Se ha vuelto políticamente correcto tildar a casi cualquier
remoción de un presidente como un “golpe de Estado”. Solo de esta manera se
explica la reacción impulsiva de los medios, de gobiernos y de organizaciones
internacionales ante la destitución de Lugo en Paraguay. La otra cara de esta
corrección política es que cuando un presidente violenta el orden
constitucional, todos los anteriormente mencionados guardan un silencio
sepulcral.
Esta corrección política distingue entre los golpes buenos y los
golpes malos. Personificando esta condena selectiva a los golpes está nuestro
presidente, quien no solo apoyó el golpe de Estado contra Lucio Gutiérrez en el
2005, sino que se unió al gobierno que surgió de ese golpe como ministro de
Economía.
Lo que ocurre en América Latina es que nos hemos vuelto tan
presidencialistas que cuando una nación, Paraguay en este caso, hace uso del
juicio político –un mecanismo provisto en varias constituciones para imponer
disciplina a quien ostenta el poder Ejecutivo– la mayoría ve un “golpe”. Esta
sospecha, cuando no condena, del juicio político ocurre precisamente en una
región donde la conducta de los presidentes no ha sido precisamente respetuosa
a los límites constitucionales.
Pero los paraguayos están vacunados en contra de los abusos
presidenciales ya que sufrieron bajo la dictadura de Alfredo Stroessner durante
35 años. Así se explica que la Constitución democrática de 1992 contenga varias
provisiones para limitar el poder Ejecutivo. Una de ellas es el poder, bastante
amplio por cierto, concedido al Congreso para remover al presidente “por mal
desempeño de sus funciones” (artículo 225). Así que el juicio contra Lugo podrá
haber sido veloz e incluso injusto, pero de ninguna manera inconstitucional.

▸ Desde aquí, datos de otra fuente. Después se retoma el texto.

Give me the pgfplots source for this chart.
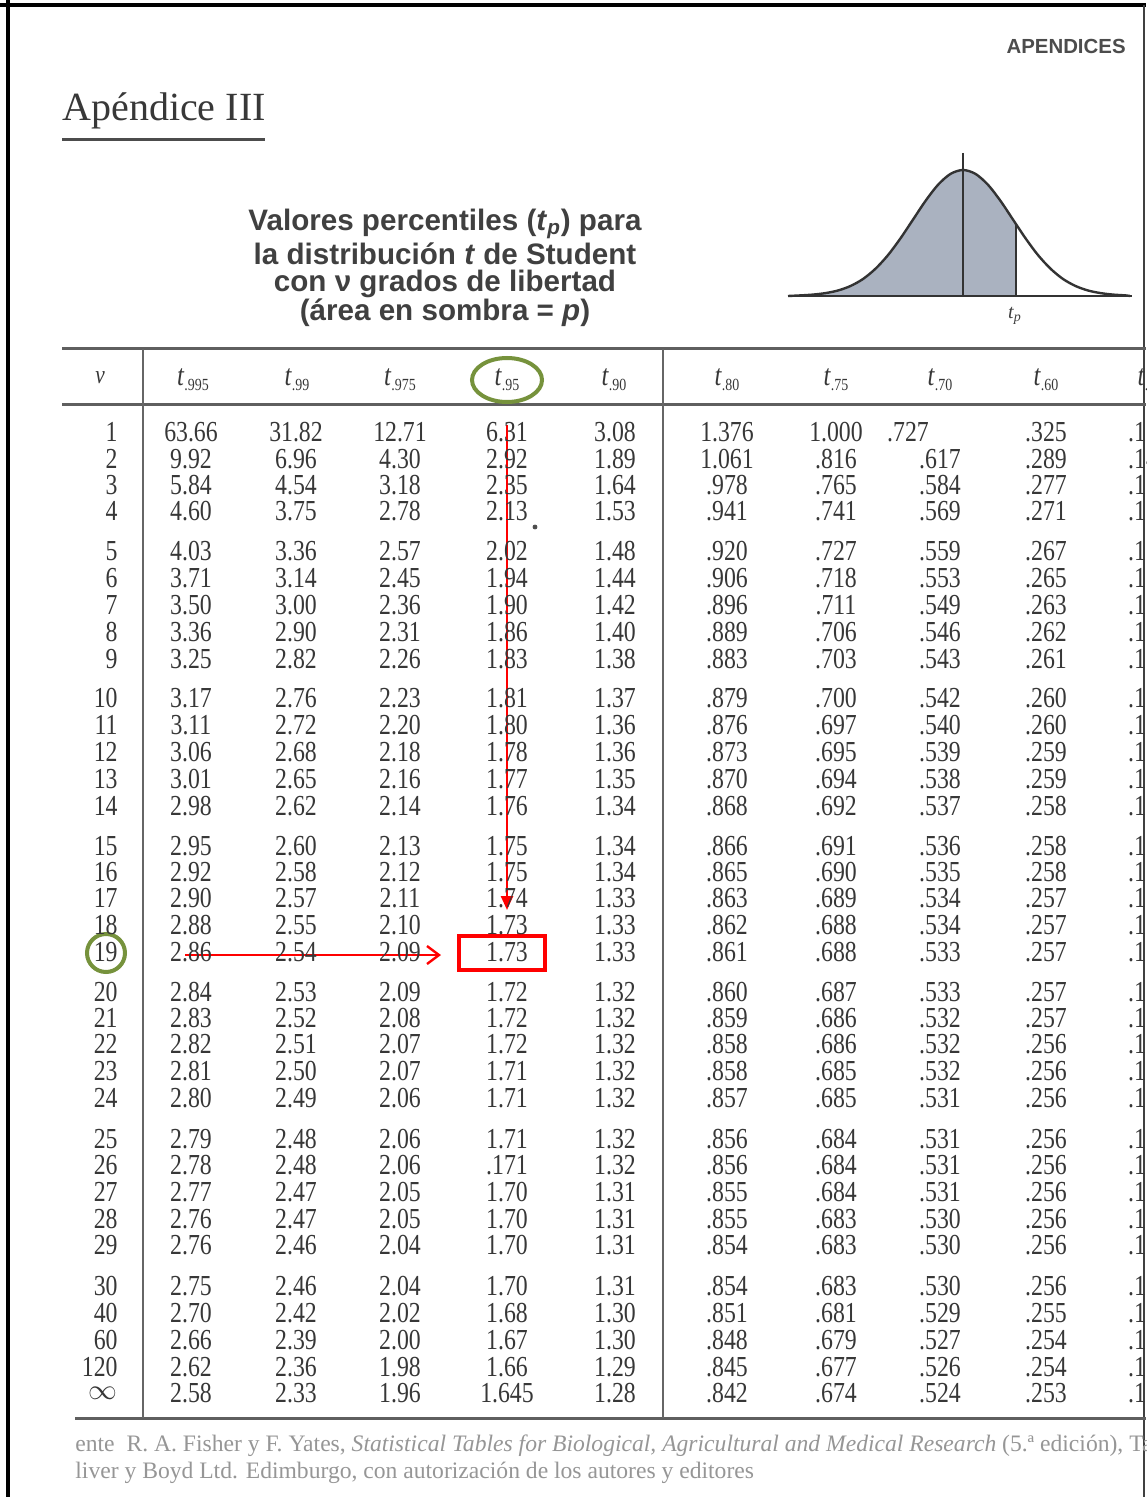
\documentclass[border=0pt]{standalone}
\usepackage{pgfplots}
\pgfplotsset{compat=1.18}
\usepackage{pgfplotstable}
\usepackage{fontspec}
\usetikzlibrary{arrows.meta}
\setmainfont{Liberation Serif}
\newfontfamily\numfont[FakeStretch=0.82]{Liberation Serif}
\newfontfamily\sansfont{Liberation Sans}
\newcommand\datafont{\numfont\fontsize{14.5}{16}\selectfont}
\definecolor{numcol}{RGB}{55,55,55}
\definecolor{olivec}{RGB}{118,146,60}
\definecolor{shade}{RGB}{170,178,192}
\definecolor{rulecol}{RGB}{95,95,95}
\definecolor{footcol}{RGB}{150,150,150}

\pgfplotstableread{
y    nu   a     b     c     d     e    f     g     h    i    j
432  1    63.66 31.82 12.71 6.31  3.08 1.376 1.000 .727 .325 .158
459  2    9.92  6.96  4.30  2.92  1.89 1.061 .816  .617 .289 .142
485  3    5.84  4.54  3.18  2.35  1.64 .978  .765  .584 .277 .137
511  4    4.60  3.75  2.78  2.13  1.53 .941  .741  .569 .271 .134
551  5    4.03  3.36  2.57  2.02  1.48 .920  .727  .559 .267 .132
578  6    3.71  3.14  2.45  1.94  1.44 .906  .718  .553 .265 .131
605  7    3.50  3.00  2.36  1.90  1.42 .896  .711  .549 .263 .130
632  8    3.36  2.90  2.31  1.86  1.40 .889  .706  .546 .262 .130
659  9    3.25  2.82  2.26  1.83  1.38 .883  .703  .543 .261 .129
698  10   3.17  2.76  2.23  1.81  1.37 .879  .700  .542 .260 .129
725  11   3.11  2.72  2.20  1.80  1.36 .876  .697  .540 .260 .129
752  12   3.06  2.68  2.18  1.78  1.36 .873  .695  .539 .259 .128
779  13   3.01  2.65  2.16  1.77  1.35 .870  .694  .538 .259 .128
806  14   2.98  2.62  2.14  1.76  1.34 .868  .692  .537 .258 .128
846  15   2.95  2.60  2.13  1.75  1.34 .866  .691  .536 .258 .128
872  16   2.92  2.58  2.12  1.75  1.34 .865  .690  .535 .258 .128
898  17   2.90  2.57  2.11  1.74  1.33 .863  .689  .534 .257 .128
925  18   2.88  2.55  2.10  1.73  1.33 .862  .688  .534 .257 .127
952  19   2.86  2.54  2.09  1.73  1.33 .861  .688  .533 .257 .127
992  20   2.84  2.53  2.09  1.72  1.32 .860  .687  .533 .257 .127
1018 21   2.83  2.52  2.08  1.72  1.32 .859  .686  .532 .257 .127
1044 22   2.82  2.51  2.07  1.72  1.32 .858  .686  .532 .256 .127
1071 23   2.81  2.50  2.07  1.71  1.32 .858  .685  .532 .256 .127
1098 24   2.80  2.49  2.06  1.71  1.32 .857  .685  .531 .256 .127
1139 25   2.79  2.48  2.06  1.71  1.32 .856  .684  .531 .256 .127
1165 26   2.78  2.48  2.06  .171  1.32 .856  .684  .531 .256 .127
1192 27   2.77  2.47  2.05  1.70  1.31 .855  .684  .531 .256 .127
1219 28   2.76  2.47  2.05  1.70  1.31 .855  .683  .530 .256 .127
1245 29   2.76  2.46  2.04  1.70  1.31 .854  .683  .530 .256 .127
1286 30   2.75  2.46  2.04  1.70  1.31 .854  .683  .530 .256 .127
1313 40   2.70  2.42  2.02  1.68  1.30 .851  .681  .529 .255 .126
1340 60   2.66  2.39  2.00  1.67  1.30 .848  .679  .527 .254 .126
1367 120  2.62  2.36  1.98  1.66  1.29 .845  .677  .526 .254 .126
1393 {$\infty$} 2.58 2.33 1.96 1.645 1.28 .842 .674 .524 .253 .126
}\tdata

\pgfplotsset{
  tcol/.style={only marks, mark=none, nodes near coords, point meta=explicit symbolic,
    every node near coord/.append style={anchor=center, font=\datafont, text=numcol, inner sep=0pt}},
}
\newcommand\hdr[1]{{\numfont\fontsize{15}{16}\selectfont\textit{t}\raisebox{-2.5pt}{\fontsize{8.5}{9}\selectfont #1}}}

\begin{document}
\begin{tikzpicture}
\useasboundingbox (0,0) rectangle (573pt,748.5pt);
\clip (0,0) rectangle (573pt,748.5pt);
\fill[white] (0,0) rectangle (573pt,748.5pt);
\begin{axis}[at={(0,0)}, anchor=south west, scale only axis, width=573pt, height=748.5pt,
  xmin=0, xmax=1146, ymin=0, ymax=1497, y dir=reverse, hide axis, clip=false]

% frame
\draw[black, line width=2pt] (axis cs:8,0) -- (axis cs:8,1497);
\draw[black, line width=1.6pt] (axis cs:0,5) -- (axis cs:1146,5);
\draw[black!75, line width=0.8pt] (axis cs:1144,5) -- (axis cs:1144,1497);

% headings
\node[anchor=east, inner sep=0pt, font=\sansfont\bfseries\fontsize{10.2}{11}\selectfont, text=black!70] at (axis cs:1126,46) {APENDICES};
\node[anchor=base west, font=\fontsize{20}{22}\selectfont, text=black!78, inner sep=0pt] at (axis cs:62,121) {Apéndice III};
\draw[black!70, line width=1.5pt] (axis cs:62,140) -- (axis cs:265,140);

\begin{scope}[every node/.style={font=\sansfont\bfseries\fontsize{14.8}{16}\selectfont, text=black!75}]
\node at (axis cs:445,224) {Valores percentiles (\textit{t}\textsubscript{\textit{p}}) para};
\node at (axis cs:445,254) {la distribución \textit{t} de Student};
\node at (axis cs:445,284) {con ν grados de libertad};
\node at (axis cs:445,313) {(área en sombra = \textit{p})};
\end{scope}

% curve
\addplot[fill=shade, draw=none] coordinates {
(790,296) (800.5,295.4) (813,294.6) (825.5,293.1) (838,290.5) (850.5,286.0) (863,279.0)
(875.5,268.7) (888,255.1) (900.5,238.3) (913,219.6) (925.5,200.9) (938,184.8) (950.5,173.9)
(963,170) (975.5,173.9) (988,184.8) (1000.5,200.9) (1013,219.6) (1016,224.3) (1016,296)};
\addplot[black!80, line width=1.2pt, smooth] coordinates {
(788,296) (800.5,295.4) (813,294.6) (825.5,293.1) (838,290.5) (850.5,286.0) (863,279.0)
(875.5,268.7) (888,255.1) (900.5,238.3) (913,219.6) (925.5,200.9) (938,184.8) (950.5,173.9)
(963,170) (975.5,173.9) (988,184.8) (1000.5,200.9) (1013,219.6) (1025.5,238.3) (1038,255.1)
(1050.5,268.7) (1063,279.0) (1075.5,286.0) (1088,290.5) (1100.5,293.1) (1113,294.6)
(1125.5,295.4) (1130,296)};
\addplot[black!80, line width=1.2pt] coordinates {(788,296) (1132,296)};
\addplot[black!80, line width=0.6pt] coordinates {(963,153) (963,296)};
\addplot[black!80, line width=0.9pt] coordinates {(1016,223.5) (1016,296)};
\node[font=\fontsize{10}{11}\selectfont, text=black!75] at (axis cs:1015,316) {\textit{t}\textsubscript{\textit{p}}};

% table rules
\draw[rulecol, line width=1.5pt] (axis cs:62,349) -- (axis cs:1146,349);
\draw[rulecol, line width=1.5pt] (axis cs:62,405) -- (axis cs:1146,405);
\draw[rulecol, line width=1.5pt] (axis cs:75,1418) -- (axis cs:1146,1418);
\draw[black!60, line width=0.8pt] (axis cs:143,349) -- (axis cs:143,1418);
\draw[black!60, line width=0.8pt] (axis cs:663,349) -- (axis cs:663,1418);

% header
\node[font=\numfont\fontsize{13}{14}\selectfont\itshape, text=numcol] at (axis cs:100,378) {ν};
\node[text=numcol] at (axis cs:193,380) {\hdr{.995}};
\node[text=numcol] at (axis cs:297,380) {\hdr{.99}};
\node[text=numcol] at (axis cs:400,380) {\hdr{.975}};
\node[text=numcol] at (axis cs:507,380) {\hdr{.95}};
\node[text=numcol] at (axis cs:614,380) {\hdr{.90}};
\node[text=numcol] at (axis cs:727,380) {\hdr{.80}};
\node[text=numcol] at (axis cs:836,380) {\hdr{.75}};
\node[text=numcol] at (axis cs:940,380) {\hdr{.70}};
\node[text=numcol] at (axis cs:1046,380) {\hdr{.60}};
\node[text=numcol] at (axis cs:1150,380) {\hdr{.55}};

% data columns
\addplot[tcol, every node near coord/.append style={anchor=east}] table[x expr=118, y=y, meta=nu] {\tdata};
\addplot[tcol] table[x expr=191, y=y, meta=a] {\tdata};
\addplot[tcol] table[x expr=296, y=y, meta=b] {\tdata};
\addplot[tcol] table[x expr=400, y=y, meta=c] {\tdata};
\addplot[tcol] table[x expr=507, y=y, meta=d] {\tdata};
\addplot[tcol] table[x expr=615, y=y, meta=e] {\tdata};
\addplot[tcol] table[x expr=727, y=y, meta=f] {\tdata};
\addplot[tcol] table[x expr=836, y=y, meta=g] {\tdata};
\addplot[tcol] table[x expr={ifthenelse(\thisrow{y}<440,908,940)}, y=y, meta=h] {\tdata};
\addplot[tcol] table[x expr=1046, y=y, meta=i] {\tdata};
\addplot[tcol] table[x expr=1149, y=y, meta=j] {\tdata};
\addplot[only marks, mark=*, mark size=1pt, black!70] coordinates {(535,527)};

% footer
\node[anchor=base west, font=\fontsize{11.8}{12}\selectfont, text=footcol, inner sep=0pt] at (axis cs:75,1451)
  {ente \ R. A. Fisher y F. Yates, \textit{Statistical Tables for Biological, Agricultural and Medical Research} (5.ª edición), Tabla III, Oliver};
\node[anchor=base west, font=\fontsize{11.8}{12}\selectfont, text=footcol, inner sep=0pt] at (axis cs:75,1478)
  {liver y Boyd Ltd. Edimburgo, con autorización de los autores y editores};

% annotations
\draw[olivec, line width=2pt] (axis cs:507,380) ellipse [x radius=17.5pt, y radius=11pt];
\draw[olivec, line width=2pt] (axis cs:106,953) circle [radius=9.5pt];
\draw[red, line width=1.2pt, -{Triangle[length=7pt,width=6pt]}] (axis cs:507,425) -- (axis cs:507,910);
\draw[red, line width=1.2pt, -{Straight Barb[length=6pt,width=9pt]}] (axis cs:185,955) -- (axis cs:441,955);
\draw[red, line width=2pt] (axis cs:459,936) rectangle (axis cs:545,970);
\end{axis}
\end{tikzpicture}
\end{document}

Las garantías al debido proceso que exigen un coro de
presidentes agrupados en organismos como Unasur y la OEA –garantías que varios
de estos gobiernos no conceden a sus ciudadanos– no se aplican en este caso, ya
que cuando se trata de juicios políticos, la Constitución paraguaya deja en
manos del Congreso decidir los plazos. Luis E. Chase Plate, de la Universidad
Nacional de Asunción, indica que “El juicio político es un instrumento de la
Constitución paraguaya… cuya fuente es el ‘impeachment’ del sistema
constitucional norteamericano. No es un juicio judicial, sino uno de los
controles esenciales del Parlamento sobre los actos de los miembros del poder
Ejecutivo y de los ministros de la Corte Suprema de Justicia”. El juicio
político es una herramienta esencial en una república, todavía más importante
si la república tiene un sistema presidencialista. James Madison, uno de los
autores de la Constitución de Estados Unidos, lo consideraba esencial para
evitar que surja un monarca de las urnas.

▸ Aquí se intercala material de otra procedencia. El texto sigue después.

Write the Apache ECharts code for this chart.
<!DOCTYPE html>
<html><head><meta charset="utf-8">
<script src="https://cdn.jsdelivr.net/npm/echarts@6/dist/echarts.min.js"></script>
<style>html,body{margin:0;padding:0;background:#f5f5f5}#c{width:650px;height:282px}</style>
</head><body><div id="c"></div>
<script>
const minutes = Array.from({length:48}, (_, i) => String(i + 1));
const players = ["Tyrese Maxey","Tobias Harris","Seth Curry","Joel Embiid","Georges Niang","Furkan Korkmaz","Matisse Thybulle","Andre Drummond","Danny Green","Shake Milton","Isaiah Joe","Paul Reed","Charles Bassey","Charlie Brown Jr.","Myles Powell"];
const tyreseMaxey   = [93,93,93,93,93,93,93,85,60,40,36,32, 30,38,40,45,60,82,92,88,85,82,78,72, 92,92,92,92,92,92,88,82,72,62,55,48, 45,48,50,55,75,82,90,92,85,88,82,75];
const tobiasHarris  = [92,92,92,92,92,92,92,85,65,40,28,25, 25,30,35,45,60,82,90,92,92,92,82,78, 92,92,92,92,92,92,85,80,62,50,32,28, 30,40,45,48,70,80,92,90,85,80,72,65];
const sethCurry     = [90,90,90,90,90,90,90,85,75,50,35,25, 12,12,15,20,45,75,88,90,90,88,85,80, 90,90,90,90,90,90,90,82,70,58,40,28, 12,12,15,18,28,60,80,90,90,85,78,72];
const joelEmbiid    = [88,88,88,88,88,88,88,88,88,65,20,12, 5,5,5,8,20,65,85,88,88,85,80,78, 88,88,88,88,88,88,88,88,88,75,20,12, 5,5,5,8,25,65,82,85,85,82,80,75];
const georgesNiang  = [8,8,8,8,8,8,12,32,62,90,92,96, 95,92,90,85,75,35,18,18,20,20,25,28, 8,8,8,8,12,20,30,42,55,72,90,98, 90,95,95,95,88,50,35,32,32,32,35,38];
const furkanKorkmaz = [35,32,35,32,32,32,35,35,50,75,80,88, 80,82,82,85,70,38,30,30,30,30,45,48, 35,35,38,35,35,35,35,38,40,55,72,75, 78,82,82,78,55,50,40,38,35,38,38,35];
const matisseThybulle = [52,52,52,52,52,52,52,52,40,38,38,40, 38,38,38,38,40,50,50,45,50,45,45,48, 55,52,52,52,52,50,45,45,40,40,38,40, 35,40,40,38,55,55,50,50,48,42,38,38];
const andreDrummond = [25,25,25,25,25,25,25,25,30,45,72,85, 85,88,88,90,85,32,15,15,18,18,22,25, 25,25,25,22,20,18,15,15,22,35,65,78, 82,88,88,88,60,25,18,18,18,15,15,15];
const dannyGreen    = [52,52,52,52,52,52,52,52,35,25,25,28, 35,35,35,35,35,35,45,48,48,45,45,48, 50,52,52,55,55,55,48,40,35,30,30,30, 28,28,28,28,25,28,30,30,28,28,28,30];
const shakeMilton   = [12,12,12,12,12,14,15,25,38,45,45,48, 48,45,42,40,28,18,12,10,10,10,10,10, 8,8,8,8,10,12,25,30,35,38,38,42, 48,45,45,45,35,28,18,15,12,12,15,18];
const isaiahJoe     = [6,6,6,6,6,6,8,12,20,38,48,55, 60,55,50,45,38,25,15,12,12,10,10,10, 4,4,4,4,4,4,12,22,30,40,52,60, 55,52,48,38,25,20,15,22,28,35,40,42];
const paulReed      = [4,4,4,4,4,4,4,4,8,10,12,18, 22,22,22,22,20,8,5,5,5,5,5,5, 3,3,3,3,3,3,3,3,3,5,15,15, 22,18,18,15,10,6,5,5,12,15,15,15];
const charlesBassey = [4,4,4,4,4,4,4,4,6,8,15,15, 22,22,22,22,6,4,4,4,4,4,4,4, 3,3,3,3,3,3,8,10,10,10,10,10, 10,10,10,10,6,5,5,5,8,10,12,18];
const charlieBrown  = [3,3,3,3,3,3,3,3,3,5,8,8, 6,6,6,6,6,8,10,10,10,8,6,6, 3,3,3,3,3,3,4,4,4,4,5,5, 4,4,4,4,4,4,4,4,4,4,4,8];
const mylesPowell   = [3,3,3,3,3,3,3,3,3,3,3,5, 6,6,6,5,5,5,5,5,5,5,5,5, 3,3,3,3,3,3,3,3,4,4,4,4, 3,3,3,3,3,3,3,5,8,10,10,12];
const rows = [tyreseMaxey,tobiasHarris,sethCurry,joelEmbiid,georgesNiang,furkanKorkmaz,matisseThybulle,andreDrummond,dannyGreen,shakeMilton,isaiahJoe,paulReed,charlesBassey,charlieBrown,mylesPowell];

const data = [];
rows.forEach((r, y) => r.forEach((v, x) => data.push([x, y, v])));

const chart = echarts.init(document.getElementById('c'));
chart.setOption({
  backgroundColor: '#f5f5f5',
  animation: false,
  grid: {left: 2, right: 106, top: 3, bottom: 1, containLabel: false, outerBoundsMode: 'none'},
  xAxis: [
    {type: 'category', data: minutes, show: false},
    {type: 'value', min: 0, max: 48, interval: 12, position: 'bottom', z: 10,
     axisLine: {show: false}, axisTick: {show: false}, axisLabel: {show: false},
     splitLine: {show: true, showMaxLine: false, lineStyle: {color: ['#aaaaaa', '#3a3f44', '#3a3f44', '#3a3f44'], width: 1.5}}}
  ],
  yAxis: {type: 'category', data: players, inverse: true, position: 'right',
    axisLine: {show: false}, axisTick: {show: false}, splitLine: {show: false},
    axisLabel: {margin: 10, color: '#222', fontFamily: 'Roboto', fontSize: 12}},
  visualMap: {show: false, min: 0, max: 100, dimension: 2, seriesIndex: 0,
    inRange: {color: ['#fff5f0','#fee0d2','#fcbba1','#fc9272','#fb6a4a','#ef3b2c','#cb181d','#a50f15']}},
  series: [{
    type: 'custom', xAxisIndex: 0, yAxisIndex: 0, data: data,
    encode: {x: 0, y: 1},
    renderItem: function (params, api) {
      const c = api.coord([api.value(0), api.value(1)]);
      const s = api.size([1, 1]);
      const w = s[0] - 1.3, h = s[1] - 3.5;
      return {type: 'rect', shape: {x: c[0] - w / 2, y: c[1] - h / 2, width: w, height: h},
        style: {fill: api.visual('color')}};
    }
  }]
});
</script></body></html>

Naturalmente, estos límites al poder del Ejecutivo son difíciles
de aceptar para varios presidentes latinoamericanos que actúan como monarcas
electos, pretendiendo intervenir con Unasur y Mercosur en los asuntos internos
de Paraguay. El profesor Chase Plate señala que están invocando dos tratados
que no están vigentes en su país: (1) el protocolo adicional al Tratado
Constitutivo de la Unasur llamado Compromiso con la democracia, y, (2) el
Compromiso con la Democracia en el Mercosur o Ushuaia II. Ambos fueron
suscritos por Lugo, pero nunca fueron ratificados por el Congreso paraguayo
porque muchos congresistas consideraban que hubiesen dejado a Paraguay muy
vulnerable ante un bloqueo por parte de los gobiernos vecinos.